President Trump has done the impossible. He has made me feel sorry for Rex Tillerson.
I urged a “no” vote on his confirmation, because he had no background in foreign policy and his tenure at ExxonMobil suggested that would pursue an amoral approach. He did prove as uninterested as his boss in promoting democracy and human rights, for example stripping out language relating to racial, sexual and ethnic discrimination from an upcoming human rights report.
But I would never have guessed that someone who had been the CEO of one of the world’s largest companies could turn out to be such a poor manager. Tillerson pushed a roughly 30 percent cut in State’s budget, refused to fill vital jobs and unleashed management consultants with a mandate to re-engineer the department — as if it were the underperforming division of a conglomerate determined to raise its stock price.
The result was plummeting morale and an exodus of talent. Nearly 30 percent of the most senior officials — career ambassadors and ministers — walked out. This would be the equivalent of the Defense Department losing a third of its three- and four-star generals. Meanwhile, the number of applicants taking the foreign service exam dropped 33 percent from a year earlier. Legendary former diplomats Nicholas Burns and Ryan C. Crocker warned that Tillerson was “Dismantling the Foreign Service.”
Tillerson was as unsuccessful at managing the president as he was his own department. It was a relationship beyond repair after Tillerson refused to deny that he had called Trump a “moron.” The secretary of state’s lack of influence became apparent as differences surfaced over issues such as Qatar (Trump wanted to back the Saudi squeeze, Tillerson wanted to serve as an honest broker), the Paris climate accord (Trump pulled out, Tillerson wanted to stay in) and the location of the U.S. Embassy in Israel (Trump announced he would move it to Jerusalem, Tillerson wanted to keep it in Tel Aviv). The final humiliation was Trump’s decision on Thursday to hold a summit with North Korean dictator Kim Jong Un without first consulting Tillerson.

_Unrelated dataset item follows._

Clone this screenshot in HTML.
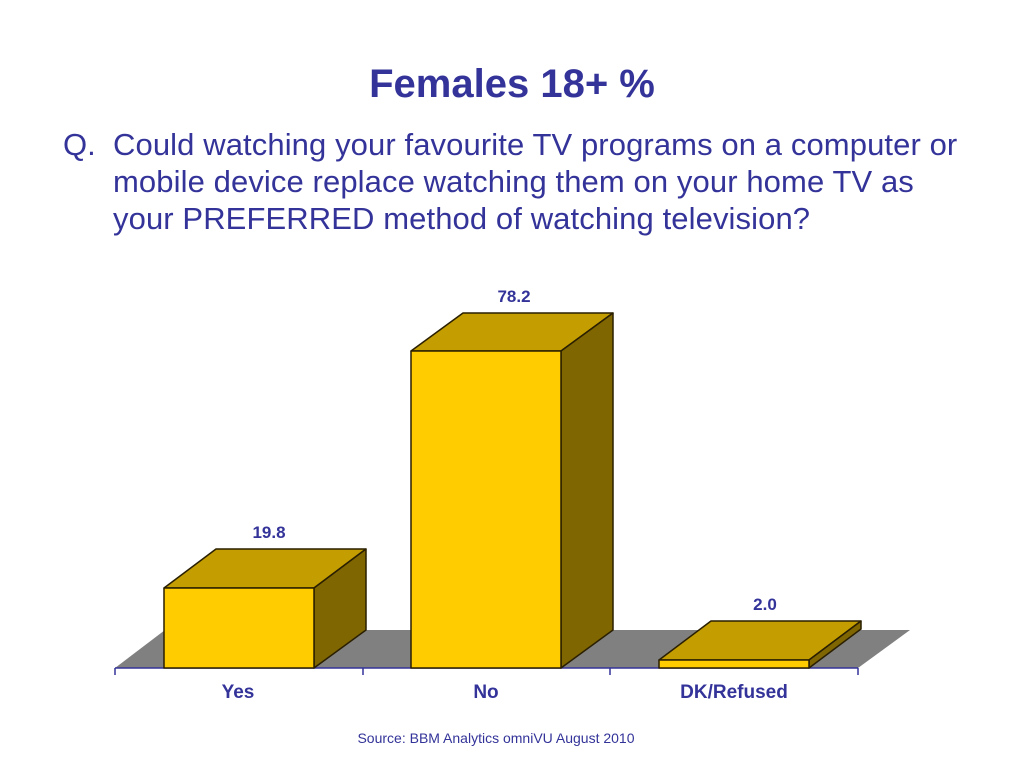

For all these reasons, I stand by my judgment that Tillerson was the worst secretary of state since the United States’ rise to global power began in 1898. If he had any self-respect, he would have resigned long ago.
And yet the manner in which “Rexit” finally occurred was despicable. Trump became famous on television for saying “you’re fired,” but it turns out that in real life he is too cowardly to look people in the face when he is getting rid of them. FBI Director James B. Comey found out he was canned from seeing the news on television; Tillerson reportedly from Twitter. No one deserves to be treated this way. Trump demands maximum loyalty from his followers, but he does not give any loyalty — or respect — in return.
So now Trump will get the secretary of state that he has long wanted. CIA Director Mike Pompeo was openly campaigning for the job even while running the CIA. In October, for example, Pompeo claimed that the intelligence community concluded that Russian meddling did not affect the outcome of the 2016 election. Only it wasn’t true: The CIA issued an embarrassing statement correcting its own director by noting that it had made no assessment of the electoral impact of Russian interference. This Sunday, Pompeo was on TV defending Trump’s decision to rush into a summit with Kim Jong Un, claiming the president had made “no concessions,” when the very act of giving the North Korean leader a meeting with the U.S. president is a huge concession.
It’s a good thing that Pompeo has better chemistry with Trump than Tillerson did — it’s important to have a secretary of state who speaks for the president. But it’s worrisome that Pompeo may get along so well with the president in part because he doesn’t tell him what he doesn’t want to hear.
Trump tweeted out Tillerson’s firing one day after Tillerson fingered Russia as the likely culprit behind the nerve-agent attack on a former Russian double agent and his daughter in Britain. He said that he was “extremely concerned about Russia.” Will Pompeo be willing to call out Trump’s buddy Russian President Vladimir Putin as forthrightly?
Or what about the Iran nuclear deal? In explaining why he fired Tillerson, Trump cited their disagreement over the deal, while adding that he shared “a very similar thought process” with Pompeo. Does that mean that Trump is now likely to scrap the Iranian nuclear deal at the same time that he is meeting with Kim to discuss the denuclearization of North Korea?
This is a schizophrenic approach that is likely to lead to failed talks with North Korea, which could in turn lead to a renewed push within the administration to launch Korean War II. For all his faults, Tillerson knew that a war with a nuclear-armed state was a bad idea. Does Pompeo?